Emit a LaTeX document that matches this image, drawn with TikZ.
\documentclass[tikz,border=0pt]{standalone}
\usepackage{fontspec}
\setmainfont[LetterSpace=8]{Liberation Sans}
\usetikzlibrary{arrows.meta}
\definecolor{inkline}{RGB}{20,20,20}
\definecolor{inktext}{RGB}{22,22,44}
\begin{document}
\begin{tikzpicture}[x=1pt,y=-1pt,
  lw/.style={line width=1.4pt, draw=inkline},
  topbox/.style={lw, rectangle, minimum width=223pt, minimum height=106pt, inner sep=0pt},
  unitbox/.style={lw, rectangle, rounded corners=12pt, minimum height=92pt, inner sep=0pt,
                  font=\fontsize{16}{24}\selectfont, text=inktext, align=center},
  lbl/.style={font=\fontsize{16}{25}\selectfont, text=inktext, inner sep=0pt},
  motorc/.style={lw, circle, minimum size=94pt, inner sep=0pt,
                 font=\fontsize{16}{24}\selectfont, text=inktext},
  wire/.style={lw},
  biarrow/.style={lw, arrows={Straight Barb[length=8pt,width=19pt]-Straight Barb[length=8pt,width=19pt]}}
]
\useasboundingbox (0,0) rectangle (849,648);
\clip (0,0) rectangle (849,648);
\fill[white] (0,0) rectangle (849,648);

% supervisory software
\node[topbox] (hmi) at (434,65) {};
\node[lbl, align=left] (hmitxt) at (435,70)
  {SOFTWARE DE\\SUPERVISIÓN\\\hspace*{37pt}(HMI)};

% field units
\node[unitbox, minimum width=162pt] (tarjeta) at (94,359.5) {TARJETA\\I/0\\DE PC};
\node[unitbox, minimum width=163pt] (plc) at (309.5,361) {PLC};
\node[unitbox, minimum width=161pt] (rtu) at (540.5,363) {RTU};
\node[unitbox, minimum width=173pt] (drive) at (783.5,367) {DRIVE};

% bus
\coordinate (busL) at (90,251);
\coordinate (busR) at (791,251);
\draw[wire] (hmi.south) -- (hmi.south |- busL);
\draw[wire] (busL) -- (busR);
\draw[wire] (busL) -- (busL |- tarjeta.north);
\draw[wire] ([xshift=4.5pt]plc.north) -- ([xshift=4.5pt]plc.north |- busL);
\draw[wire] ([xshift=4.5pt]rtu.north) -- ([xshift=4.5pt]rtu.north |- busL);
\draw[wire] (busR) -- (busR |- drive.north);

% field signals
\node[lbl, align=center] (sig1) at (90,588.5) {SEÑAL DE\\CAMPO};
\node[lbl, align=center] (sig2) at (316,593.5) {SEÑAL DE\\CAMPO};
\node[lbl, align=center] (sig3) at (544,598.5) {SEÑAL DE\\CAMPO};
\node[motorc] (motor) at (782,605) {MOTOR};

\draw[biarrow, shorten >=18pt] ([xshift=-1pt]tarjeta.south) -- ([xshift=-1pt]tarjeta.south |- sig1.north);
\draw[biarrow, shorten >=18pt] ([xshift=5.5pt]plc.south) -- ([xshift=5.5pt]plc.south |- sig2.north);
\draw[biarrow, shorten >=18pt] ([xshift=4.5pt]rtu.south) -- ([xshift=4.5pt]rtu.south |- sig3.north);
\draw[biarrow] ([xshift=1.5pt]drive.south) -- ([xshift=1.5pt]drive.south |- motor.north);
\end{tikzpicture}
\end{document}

-------------------------

| WHAT YOU NEED TO DO |
Repeat the data in its entirety, character for character.

| EXERCISE OUTPUT |
Emit a LaTeX document that matches this image, drawn with TikZ.
\documentclass[tikz,border=0pt]{standalone}
\usepackage{fontspec}
\setmainfont[LetterSpace=8]{Liberation Sans}
\usetikzlibrary{arrows.meta}
\definecolor{inkline}{RGB}{20,20,20}
\definecolor{inktext}{RGB}{22,22,44}
\begin{document}
\begin{tikzpicture}[x=1pt,y=-1pt,
  lw/.style={line width=1.4pt, draw=inkline},
  topbox/.style={lw, rectangle, minimum width=223pt, minimum height=106pt, inner sep=0pt},
  unitbox/.style={lw, rectangle, rounded corners=12pt, minimum height=92pt, inner sep=0pt,
                  font=\fontsize{16}{24}\selectfont, text=inktext, align=center},
  lbl/.style={font=\fontsize{16}{25}\selectfont, text=inktext, inner sep=0pt},
  motorc/.style={lw, circle, minimum size=94pt, inner sep=0pt,
                 font=\fontsize{16}{24}\selectfont, text=inktext},
  wire/.style={lw},
  biarrow/.style={lw, arrows={Straight Barb[length=8pt,width=19pt]-Straight Barb[length=8pt,width=19pt]}}
]
\useasboundingbox (0,0) rectangle (849,648);
\clip (0,0) rectangle (849,648);
\fill[white] (0,0) rectangle (849,648);

% supervisory software
\node[topbox] (hmi) at (434,65) {};
\node[lbl, align=left] (hmitxt) at (435,70)
  {SOFTWARE DE\\SUPERVISIÓN\\\hspace*{37pt}(HMI)};

% field units
\node[unitbox, minimum width=162pt] (tarjeta) at (94,359.5) {TARJETA\\I/0\\DE PC};
\node[unitbox, minimum width=163pt] (plc) at (309.5,361) {PLC};
\node[unitbox, minimum width=161pt] (rtu) at (540.5,363) {RTU};
\node[unitbox, minimum width=173pt] (drive) at (783.5,367) {DRIVE};

% bus
\coordinate (busL) at (90,251);
\coordinate (busR) at (791,251);
\draw[wire] (hmi.south) -- (hmi.south |- busL);
\draw[wire] (busL) -- (busR);
\draw[wire] (busL) -- (busL |- tarjeta.north);
\draw[wire] ([xshift=4.5pt]plc.north) -- ([xshift=4.5pt]plc.north |- busL);
\draw[wire] ([xshift=4.5pt]rtu.north) -- ([xshift=4.5pt]rtu.north |- busL);
\draw[wire] (busR) -- (busR |- drive.north);

% field signals
\node[lbl, align=center] (sig1) at (90,588.5) {SEÑAL DE\\CAMPO};
\node[lbl, align=center] (sig2) at (316,593.5) {SEÑAL DE\\CAMPO};
\node[lbl, align=center] (sig3) at (544,598.5) {SEÑAL DE\\CAMPO};
\node[motorc] (motor) at (782,605) {MOTOR};

\draw[biarrow, shorten >=18pt] ([xshift=-1pt]tarjeta.south) -- ([xshift=-1pt]tarjeta.south |- sig1.north);
\draw[biarrow, shorten >=18pt] ([xshift=5.5pt]plc.south) -- ([xshift=5.5pt]plc.south |- sig2.north);
\draw[biarrow, shorten >=18pt] ([xshift=4.5pt]rtu.south) -- ([xshift=4.5pt]rtu.south |- sig3.north);
\draw[biarrow] ([xshift=1.5pt]drive.south) -- ([xshift=1.5pt]drive.south |- motor.north);
\end{tikzpicture}
\end{document}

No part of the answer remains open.